The technique is called the Longest Common Subsequence. I wrote a category on NSArray
to calculate this. For the actual algorithm, I used a bottom-up dynamic programming solution, with results cached in a C matrix. It isn't terribly complex, and I shamelessly stole my implementation from this page. You can also read a more in depth explanation on Wikipedia.
The algorithm operates in O(mn)
time, where m and n are the lengths of the two arrays. Determining the equality of objects is done through the isEquals:
method, so be sure that your implementation of does represent equality for your objects.

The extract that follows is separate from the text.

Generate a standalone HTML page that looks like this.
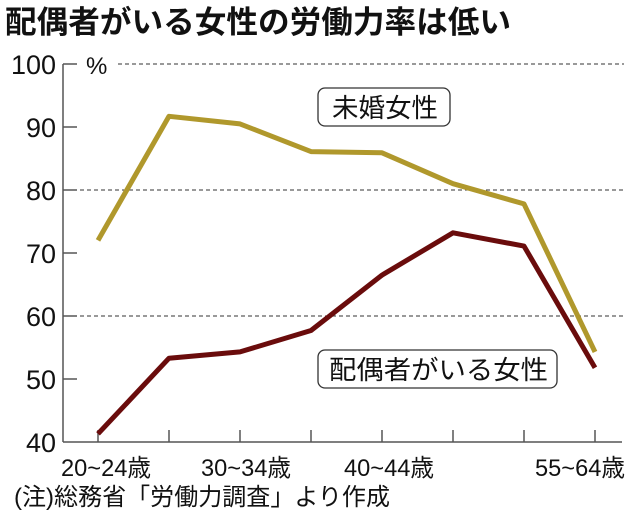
<!DOCTYPE html>
<html><head><meta charset="utf-8"><style>
body{margin:0;background:#fff;width:630px;height:516px;overflow:hidden}
svg text{font-family:"Liberation Sans","Noto Sans CJK JP",sans-serif;fill:#111}
</style></head><body>
<svg width="630" height="516" xmlns="http://www.w3.org/2000/svg">
<text x="5" y="33" font-size="31" font-weight="bold" textLength="506" lengthAdjust="spacingAndGlyphs">配偶者がいる女性の労働力率は低い</text>
<g stroke="#333" stroke-width="1" stroke-dasharray="4,3">
<line x1="118" y1="64" x2="624" y2="64"/>
<line x1="80" y1="190" x2="624" y2="190"/>
<line x1="80" y1="316" x2="624" y2="316"/>
</g>
<g stroke="#555" stroke-width="1.5" fill="none">
<line x1="63" y1="64" x2="63" y2="442"/>
<line x1="63" y1="442" x2="622" y2="442"/>
<line x1="63" y1="64" x2="77" y2="64"/>
<line x1="63" y1="127" x2="77" y2="127"/>
<line x1="63" y1="190" x2="77" y2="190"/>
<line x1="63" y1="253" x2="77" y2="253"/>
<line x1="63" y1="316" x2="77" y2="316"/>
<line x1="63" y1="379" x2="77" y2="379"/>
<line x1="98" y1="430" x2="98" y2="442"/><line x1="169" y1="430" x2="169" y2="442"/>
<line x1="240" y1="430" x2="240" y2="442"/><line x1="311" y1="430" x2="311" y2="442"/>
<line x1="382" y1="430" x2="382" y2="442"/><line x1="453" y1="430" x2="453" y2="442"/>
<line x1="524" y1="430" x2="524" y2="442"/><line x1="595" y1="430" x2="595" y2="442"/>
</g>
<g font-size="27" text-anchor="end">
<text x="56" y="74">100</text><text x="56" y="137">90</text><text x="56" y="200">80</text>
<text x="56" y="263">70</text><text x="56" y="326">60</text><text x="56" y="389">50</text><text x="56" y="452">40</text>
</g>
<text x="86" y="74" font-size="24">%</text>
<g font-size="24">
<text x="61" y="476" textLength="90" lengthAdjust="spacingAndGlyphs">20~24歳</text>
<text x="201" y="476" textLength="90" lengthAdjust="spacingAndGlyphs">30~34歳</text>
<text x="344" y="476" textLength="90" lengthAdjust="spacingAndGlyphs">40~44歳</text>
<text x="535" y="476" textLength="90" lengthAdjust="spacingAndGlyphs">55~64歳</text>
</g>
<text x="14" y="505" font-size="24" textLength="376" lengthAdjust="spacingAndGlyphs">(注)総務省「労働力調査」より作成</text>
<polyline fill="none" stroke="#b0982c" stroke-width="5" stroke-linejoin="round" points="98,240.4 169,116.3 240,123.9 311,151.6 382,152.8 453,183.7 524,203.9 595,351.9"/>
<polyline fill="none" stroke="#6a0c0c" stroke-width="5" stroke-linejoin="round" points="98,433.8 169,358.2 240,351.9 311,330.5 382,275.1 453,232.8 524,246.1 595,367.7"/>
<rect x="318" y="88" width="132" height="38" rx="7" fill="#fff" stroke="#333" stroke-width="1.3"/>
<text x="332" y="117" font-size="26" textLength="106" lengthAdjust="spacingAndGlyphs">未婚女性</text>
<rect x="318" y="350" width="239" height="38" rx="7" fill="#fff" stroke="#333" stroke-width="1.3"/>
<text x="329" y="379" font-size="26" textLength="219" lengthAdjust="spacingAndGlyphs">配偶者がいる女性</text>
</svg>
</body></html>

Building the table of the lengths of common subsequences is the first step. Once we have our table of subsequence lengths, we can backtrack through it to get the indexes of the common objects. This technique also documented in a few places, including both of the links above. After that, we use the commonIndexes
to find the addedIndexes
and the removedIndexes
.
Usage
If all you need is the common indexes, there is a convenience method for you:
- (NSIndexSet*) indexesOfCommonElementsWithArray:(NSArray*)array;
Once you have the NSIndexSet
you can call -[NSArray objectsAtIndexes:]
to easily get access to the objects themselves.
Of course, this is Cocoa, and we want to be able to use this information with UIKit, namely, UITableView
and UICollectionView
. To get indexes for use with the - insertRowsAtIndexPaths:withRowAnimation:
and -deleteRowsAtIndexPaths:withRowAnimation:
methods, use the second method provided. It has two inout
parameters that return the extra data that is needed.
- (NSIndexSet*) indexesOfCommonElementsWithArray:(NSArray*)array addedIndexes:(NSIndexSet**)addedIndexes removedIndexes:(NSIndexSet**)removedIndexes;
General Case Implementation
You can see that a sample implementation (for any general set of data!) is pretty simple.
NSIndexSet *addedIndexes, *removedIndexes;
[oldData indexesOfCommonElementsWithArray:newData addedIndexes:&addedIndexes removedIndexes:&removedIndexes];
self.dataSource = newData;
NSMutableArray *indexPathsToAdd = [NSMutableArray array], *indexPathsToDelete = [NSMutableArray array];
[addedIndexes enumerateIndexesUsingBlock:^(NSUInteger idx, BOOL *stop) {
[indexPathsToAdd addObject:[NSIndexPath indexPathForRow:idx inSection:0]];
}];
[removedIndexes enumerateIndexesUsingBlock:^(NSUInteger idx, BOOL *stop) {
[indexPathsToDelete addObject:[NSIndexPath indexPathForRow:idx inSection:0]];
}];
[_tableView beginUpdates];
[_tableView insertRowsAtIndexPaths:indexPathsToAdd withRowAnimation:UITableViewRowAnimationAutomatic];
[_tableView deleteRowsAtIndexPaths:indexPathsToDelete withRowAnimation:UITableViewRowAnimationAutomatic];
[_tableView endUpdates];
Note about the addedIndexes
The key to finding the right indexes for adding was (as always) in the Apple documentation:
[
UITableView
] defers any insertions of rows or sections until after it has handled the deletions of rows or sections.
This means the deleted objects have to be found first. Once they've been removed, we have only the common objects left. We can then compare the new array to the list of common objects, and find the indexes that the new tableview rows will need to be added at.